Имела ли Фернанда хотя бы отдаленное представление о том, как ей повезло? Судя по всему – нет, ведь она пригласила Еву поговорить о другом мужчине… а поговорить с женщиной, которая бы с радостью приняла любовь Пикассо, если бы получила такую возможность.
«Враги и друзья должны находиться поблизости», – подумала Ева.
– Эти последние дни я провела с Убальдо и как будто побывала на небесах, – призналась Фернанда. – Никаких капризов, сердитых тирад и безразличия: только невероятная страсть.
– И все-таки, разве Мистангет не была бы лучшей советчицей в таких вопросах? – спросила Ева, все еще остро ощущая абсурдность их разговора. – У меня гораздо меньше опыта в сердечных делах, чем у нее.
– Возможно, поэтому вы мне и нравитесь. Здесь, в Париже, добродетельность производит удивительно освежающее действие.

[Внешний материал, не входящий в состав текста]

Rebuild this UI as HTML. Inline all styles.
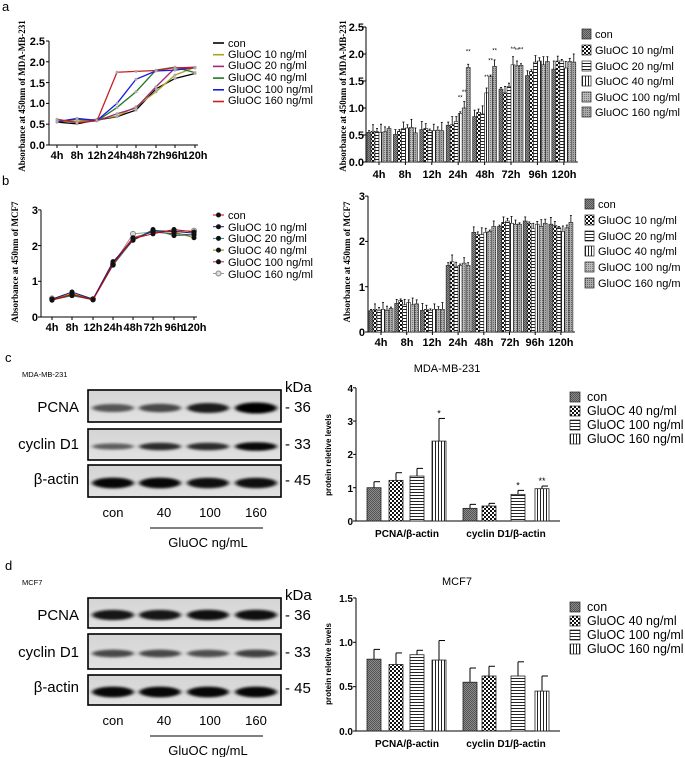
<!DOCTYPE html>
<html><head><meta charset="utf-8"><style>
body{margin:0;background:#fff}
svg{display:block;font-family:"Liberation Sans",Arial,sans-serif}
.ser{font-family:"Liberation Serif",serif;font-weight:bold}
</style></head><body>
<svg id="s" width="685" height="757" viewBox="0 0 685 757" xmlns="http://www.w3.org/2000/svg">
<defs>
<pattern id="pc" width="2" height="2" patternUnits="userSpaceOnUse"><rect width="2" height="2" fill="#8a8a8a"/><rect width="1" height="1" fill="#555"/><rect x="1" y="1" width="1" height="1" fill="#555"/></pattern>
<pattern id="pk" width="4" height="4" patternUnits="userSpaceOnUse"><rect width="4" height="4" fill="#fff"/><rect width="2" height="2" fill="#111"/><rect x="2" y="2" width="2" height="2" fill="#111"/></pattern>
<pattern id="ph" width="4" height="3" patternUnits="userSpaceOnUse"><rect width="4" height="3" fill="#fff"/><rect width="4" height="1" fill="#222"/></pattern>
<pattern id="pv" width="3" height="4" patternUnits="userSpaceOnUse"><rect width="3" height="4" fill="#fff"/><rect width="1" height="4" fill="#222"/></pattern>
<pattern id="pg" width="2" height="2" patternUnits="userSpaceOnUse"><rect width="2" height="2" fill="#bbb"/><rect width="1" height="1" fill="#777"/></pattern>
<pattern id="pg2" width="2" height="2" patternUnits="userSpaceOnUse"><rect width="2" height="2" fill="#aaa"/><rect x="1" width="1" height="1" fill="#666"/></pattern>
<filter id="bl" x="-30%" y="-100%" width="160%" height="300%"><feGaussianBlur stdDeviation="2 1.4"/></filter>
<linearGradient id="bg" x1="0" x2="0" y1="0" y2="1"><stop offset="0" stop-color="#d4d4d4"/><stop offset="1" stop-color="#e2e2e2"/></linearGradient>
</defs>
<g id="dyn"></g>
<text x="2" y="11" font-size="13">a</text>
<text x="2" y="185" font-size="13">b</text>
<text x="5" y="362" font-size="13">c</text>
<text x="5" y="570" font-size="13">d</text>

<text class="ser" font-size="9" transform="translate(25,96) rotate(-90)" text-anchor="middle">Absorbance at 450nm of MDA-MB-231</text>
<g font-size="11" font-weight="bold" text-anchor="end">
<text x="45" y="45">2.5</text><text x="45" y="66">2.0</text><text x="45" y="87">1.5</text><text x="45" y="107">1.0</text><text x="45" y="128">0.5</text><text x="45" y="149">0.0</text></g>
<g font-size="11" font-weight="bold" text-anchor="middle">
<text x="57" y="159">4h</text><text x="77" y="159">8h</text><text x="97" y="159">12h</text><text x="117" y="159">24h</text><text x="136" y="159">48h</text><text x="156" y="159">72h</text><text x="175" y="159">96h</text><text x="195" y="159">120h</text></g>
<g font-size="11">
<text x="228" y="47">con</text><text x="228" y="58">GluOC 10 ng/ml</text><text x="228" y="69">GluOC 20 ng/ml</text><text x="228" y="81">GluOC 40 ng/ml</text><text x="228" y="93">GluOC 100 ng/ml</text><text x="228" y="104">GluOC 160 ng/ml</text></g>

<text class="ser" font-size="9" transform="translate(346,96) rotate(-90)" text-anchor="middle">Absorbance at 450nm of MDA-MB-231</text>
<g font-size="11" font-weight="bold" text-anchor="end">
<text x="364" y="31">2.5</text><text x="364" y="58">2.0</text><text x="364" y="85">1.5</text><text x="364" y="112">1.0</text><text x="364" y="139">0.5</text><text x="364" y="166">0.0</text></g>
<g font-size="11" font-weight="bold" text-anchor="middle">
<text x="379" y="178">4h</text><text x="405" y="178">8h</text><text x="432" y="178">12h</text><text x="458" y="178">24h</text><text x="485" y="178">48h</text><text x="511" y="178">72h</text><text x="538" y="178">96h</text><text x="564" y="178">120h</text></g>
<g font-size="11">
<text x="595" y="38">con</text><text x="595" y="54">GluOC 10 ng/ml</text><text x="595" y="70">GluOC 20 ng/ml</text><text x="595" y="85">GluOC 40 ng/ml</text><text x="595" y="101">GluOC 100 ng/ml</text><text x="595" y="116">GluOC 160 ng/ml</text></g>

<text class="ser" font-size="9" transform="translate(18,262) rotate(-90)" text-anchor="middle">Absorbance at 450nm of MCF7</text>
<g font-size="11" font-weight="bold" text-anchor="end">
<text x="38" y="214">3</text><text x="38" y="250">2</text><text x="38" y="285">1</text><text x="38" y="321">0</text></g>
<g font-size="11" font-weight="bold" text-anchor="middle">
<text x="52" y="331">4h</text><text x="72" y="331">8h</text><text x="93" y="331">12h</text><text x="113" y="331">24h</text><text x="133" y="331">48h</text><text x="153" y="331">72h</text><text x="174" y="331">96h</text><text x="194" y="331">120h</text></g>
<g font-size="11">
<text x="228" y="219">con</text><text x="228" y="231">GluOC 10 ng/ml</text><text x="228" y="242">GluOC 20 ng/ml</text><text x="228" y="254">GluOC 40 ng/ml</text><text x="228" y="266">GluOC 100 ng/ml</text><text x="228" y="278">GluOC 160 ng/ml</text></g>

<text class="ser" font-size="9" transform="translate(350,262) rotate(-90)" text-anchor="middle">Absorbance at 450nm of MCF7</text>
<g font-size="11" font-weight="bold" text-anchor="end">
<text x="365" y="200">3</text><text x="365" y="245">2</text><text x="365" y="291">1</text><text x="365" y="336">0</text></g>
<g font-size="11" font-weight="bold" text-anchor="middle">
<text x="381" y="346">4h</text><text x="407" y="346">8h</text><text x="432" y="346">12h</text><text x="458" y="346">24h</text><text x="484" y="346">48h</text><text x="510" y="346">72h</text><text x="535" y="346">96h</text><text x="561" y="346">120h</text></g>
<g font-size="11">
<text x="598" y="208">con</text><text x="598" y="224">GluOC 10 ng/ml</text><text x="598" y="240">GluOC 20 ng/ml</text><text x="598" y="255">GluOC 40 ng/ml</text><text x="598" y="271">GluOC 100 ng/m</text><text x="598" y="287">GluOC 160 ng/m</text></g>

<text x="22" y="377" font-size="7.5">MDA-MB-231</text>
<g font-size="15" text-anchor="end"><text x="79" y="412">PCNA</text><text x="79" y="449">cyclin  D1</text><text x="79" y="484">β-actin</text></g>
<g font-size="15"><text x="285" y="392">kDa</text><text x="285" y="412">- 36</text><text x="285" y="449">- 33</text><text x="285" y="485">- 45</text></g>
<g font-size="13" text-anchor="middle"><text x="113" y="517">con</text><text x="164" y="517">40</text><text x="210" y="517">100</text><text x="256" y="517">160</text><text x="208" y="547">GluOC ng/mL</text></g>
<line x1="150" y1="528" x2="263" y2="528" stroke="#000"/>

<text x="22" y="585" font-size="7.5">MCF7</text>
<g font-size="15" text-anchor="end"><text x="79" y="620">PCNA</text><text x="79" y="657">cyclin  D1</text><text x="79" y="692">β-actin</text></g>
<g font-size="15"><text x="285" y="600">kDa</text><text x="285" y="620">- 36</text><text x="285" y="657">- 33</text><text x="285" y="693">- 45</text></g>
<g font-size="13" text-anchor="middle"><text x="113" y="725">con</text><text x="164" y="725">40</text><text x="210" y="725">100</text><text x="256" y="725">160</text><text x="208" y="755">GluOC ng/mL</text></g>
<line x1="150" y1="736" x2="263" y2="736" stroke="#000"/>

<text x="447" y="372" font-size="11" text-anchor="middle">MDA-MB-231</text>
<text transform="translate(331,455) rotate(-90)" font-size="8" font-weight="bold" text-anchor="middle">protein reletive levels</text>
<g font-size="10" font-weight="bold" text-anchor="end"><text x="353" y="392">4</text><text x="353" y="425">3</text><text x="353" y="458">2</text><text x="353" y="492">1</text><text x="353" y="525">0</text></g>
<g font-size="10" font-weight="bold" text-anchor="middle"><text x="407" y="537">PCNA/β-actin</text><text x="506" y="537">cyclin D1/β-actin</text></g>
<g font-size="12.5"><text x="587" y="401">con</text><text x="587" y="415">GluOC 40 ng/ml</text><text x="587" y="429">GluOC 100 ng/ml</text><text x="587" y="443">GluOC 160 ng/ml</text></g>

<text x="457" y="585" font-size="11" text-anchor="middle">MCF7</text>
<text transform="translate(331,664) rotate(-90)" font-size="8" font-weight="bold" text-anchor="middle">protein reletive levels</text>
<g font-size="10" font-weight="bold" text-anchor="end"><text x="353" y="602">1.5</text><text x="353" y="646">1.0</text><text x="353" y="690">0.5</text><text x="353" y="735">0.0</text></g>
<g font-size="10" font-weight="bold" text-anchor="middle"><text x="407" y="747">PCNA/β-actin</text><text x="506" y="747">cyclin D1/β-actin</text></g>
<g font-size="12.5"><text x="587" y="611">con</text><text x="587" y="625">GluOC 40 ng/ml</text><text x="587" y="639">GluOC 100 ng/ml</text><text x="587" y="653">GluOC 160 ng/ml</text></g>
</svg>
<script>
const NS="http://www.w3.org/2000/svg",G=document.getElementById('dyn');
function el(t,a){const e=document.createElementNS(NS,t);for(const k in a)e.setAttribute(k,a[k]);G.appendChild(e);return e;}
function ln(x1,y1,x2,y2,w,c){el('line',{x1,y1,x2,y2,stroke:c||'#000','stroke-width':w||1});}
const A=[[.55,.57,.56,.55,.56,.62],[.51,.57,.62,.63,.64,.54],[.6,.62,.58,.58,.59,.58],[.68,.69,.75,.9,1.0,1.75],[.84,.92,.89,1.28,1.58,1.77],[1.35,1.28,1.4,1.8,1.78,1.79],[1.6,1.68,1.85,1.87,1.8,1.86],[1.72,1.87,1.87,1.74,1.86,1.85]];
const B=[[.47,.5,.48,.5,.48,.52],[.63,.7,.6,.65,.6,.62],[.48,.5,.48,.5,.5,.5],[1.47,1.55,1.45,1.47,1.52,1.47],[2.2,2.15,2.15,2.2,2.22,2.33],[2.33,2.42,2.45,2.4,2.38,2.38],[2.45,2.4,2.28,2.38,2.33,2.4],[2.38,2.35,2.3,2.22,2.3,2.42]];
const pats=['url(#pc)','url(#pk)','url(#ph)','url(#pv)','url(#pg)','url(#pg2)'];
(function(){const x0=49,y0=145,s=41.6,xs=[57,77,97,117,136,156,175,195];
ln(x0,41,x0,y0);ln(x0,y0,198,y0);[0,.5,1,1.5,2,2.5].forEach(v=>ln(x0-3,y0-v*s,x0,y0-v*s));xs.forEach(x=>ln(x,y0,x,y0+3));
const cols=['#000','#b0a020','#a02878','#227a22','#1a1ae0','#c82020'];
A[0].forEach((_,k)=>{let p=xs.map((x,i)=>x+','+(y0-A[i][k]*s)).join(' ');el('polyline',{points:p,fill:'none',stroke:cols[k],'stroke-width':1.3});
xs.forEach((x,i)=>el('circle',{cx:x,cy:y0-A[i][k]*s,r:1.5,fill:'#aaa'}));
ln(213,43+k*11.7,224,43+k*11.7,1.6,cols[k]);});
})();
(function(){const x0=41,y0=317,s=35.7,xs=[52,72,93,113,133,153,174,194];
ln(x0,210,x0,y0);ln(x0,y0,197,y0);[0,1,2,3].forEach(v=>ln(x0-3,y0-v*s,x0,y0-v*s));xs.forEach(x=>ln(x,y0,x,y0+3));
const cols=['#c00','#1a1a80','#208080','#808000','#a02040','#999'];
for(let k=5;k>=0;k--){let p=xs.map((x,i)=>x+','+(y0-B[i][k]*s)).join(' ');el('polyline',{points:p,fill:'none',stroke:cols[k],'stroke-width':1});
xs.forEach((x,i)=>el('circle',{cx:x,cy:y0-B[i][k]*s,r:2.5,fill:k==5?'#ddd':'#111',stroke:k==5?'#888':'none'}));}
for(let k=0;k<6;k++){const y=215+k*11.7;ln(213,y,224,y,1,cols[k]);el('circle',{cx:218.5,cy:y,r:2.5,fill:k==5?'#ddd':'#111',stroke:k==5?'#888':'none'});}
})();
function tbar(D,x0,yTop,y0,s,c0,sp,ticks,legY,legX){
ln(x0,yTop,x0,y0);ln(x0,y0,c0+sp*7+14,y0);ticks.forEach(v=>ln(x0-3,y0-v*s,x0,y0-v*s));
D.forEach((g,i)=>{const c=c0+i*sp;ln(c,y0,c,y0+3);g.forEach((v,k)=>{const x=c-12+k*4,h=v*s,e=(0.03+((i*7+k*3)%5)*0.03)*s;
ln(x+2,y0-h-e,x+2,y0-h,0.8);ln(x+1,y0-h-e,x+3,y0-h-e,0.8);
el('rect',{x:x,y:y0-h,width:4,height:h,fill:pats[k],stroke:'#222','stroke-width':.6});});});
legY.forEach((y,k)=>el('rect',{x:legX,y:y-5,width:9,height:10,fill:pats[k],stroke:'#222','stroke-width':.7}));
}
tbar(A,366,27,162,54,379,26.4,[0,.5,1,1.5,2,2.5],[34,50,66,81,97,112],582);
tbar(B,368,196,332,45.3,381,25.7,[0,1,2,3],[204,220,236,251,267,283],585);
const st=[[3,3],[3,4],[3,5],[4,3],[4,4],[4,5],[5,3],[5,4],[5,5]];
st.forEach(([i,k])=>{const x=379+i*26.4-12+k*4+2,y=162-A[i][k]*54-14;const t=el('text',{x:x,y:y,'font-size':6,'text-anchor':'middle'});t.textContent='**';});
function sbar(y0,yTop,s,ticks,vals,errs,starsArr,legY){
ln(356,yTop,356,y0);ln(356,y0,560,y0);ticks.forEach(v=>ln(353,y0-v*s,356,y0-v*s));
const xs=[367,389,410,432,463,482,511,535];
xs.forEach((x,i)=>{const h=vals[i]*s,e=errs[i]*s;ln(x+7,y0-h-e,x+7,y0-h);ln(x+7,y0-h-e,x+13,y0-h-e);
el('rect',{x:x,y:y0-h,width:14,height:h,fill:pats[i%4],stroke:'#222','stroke-width':.8});
if(starsArr[i]){const t=el('text',{x:x+7,y:y0-h-e-2,'font-size':9,'text-anchor':'middle'});t.textContent=starsArr[i];}});
legY.forEach((y,k)=>el('rect',{x:570,y:y-5,width:10,height:10,fill:pats[k],stroke:'#222','stroke-width':.7}));
}
sbar(521,388,33.3,[0,1,2,3,4],[1,1.22,1.35,2.4,.38,.45,.8,.97],[.18,.23,.23,.68,.12,.08,.12,.08],['','','','*','','','*','**'],[397,411,425,439]);
sbar(731,598,88.7,[0,.5,1,1.5],[.81,.75,.86,.8,.55,.62,.62,.45],[.11,.13,.05,.22,.16,.11,.16,.17],['','','','','','','',''],[607,621,635,649]);
function blot(y1,y2,ints,thick){el('rect',{x:88,y:y1,width:193,height:y2-y1,fill:'url(#bg)',stroke:'#000','stroke-width':1.6});
const xs=[113,160,208,256],cy=(y1+y2)/2+2;
xs.forEach((x,i)=>{const a=ints[i];el('ellipse',{cx:x,cy:cy,rx:21,ry:thick*(0.6+a*0.5),fill:'#000','fill-opacity':Math.min(1,.35+a*.65),filter:'url(#bl)'});});}
blot(390,422,[.4,.5,.8,1],5);blot(429,460,[.35,.7,.7,.95],4);blot(465,497,[.95,.95,.9,.9],5);
blot(598,628,[.85,.85,.9,.9],5);blot(634,669,[.5,.5,.45,.55],4.5);blot(675,705,[.95,.95,.95,.95],5);
</script>
</body></html>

«Если бы ты только знала», – подумала Ева.
– Убальдо просто восхитителен. Никогда не встречала подобного мужчину, – ее тон и ритм речи внезапно ускорились, словно поезд, набирающий ход: – Он молодой – ему еще не исполнилось двадцати двух лет, – такой высокий и совершенно беззаботный. Когда мы вместе, то все время смеемся.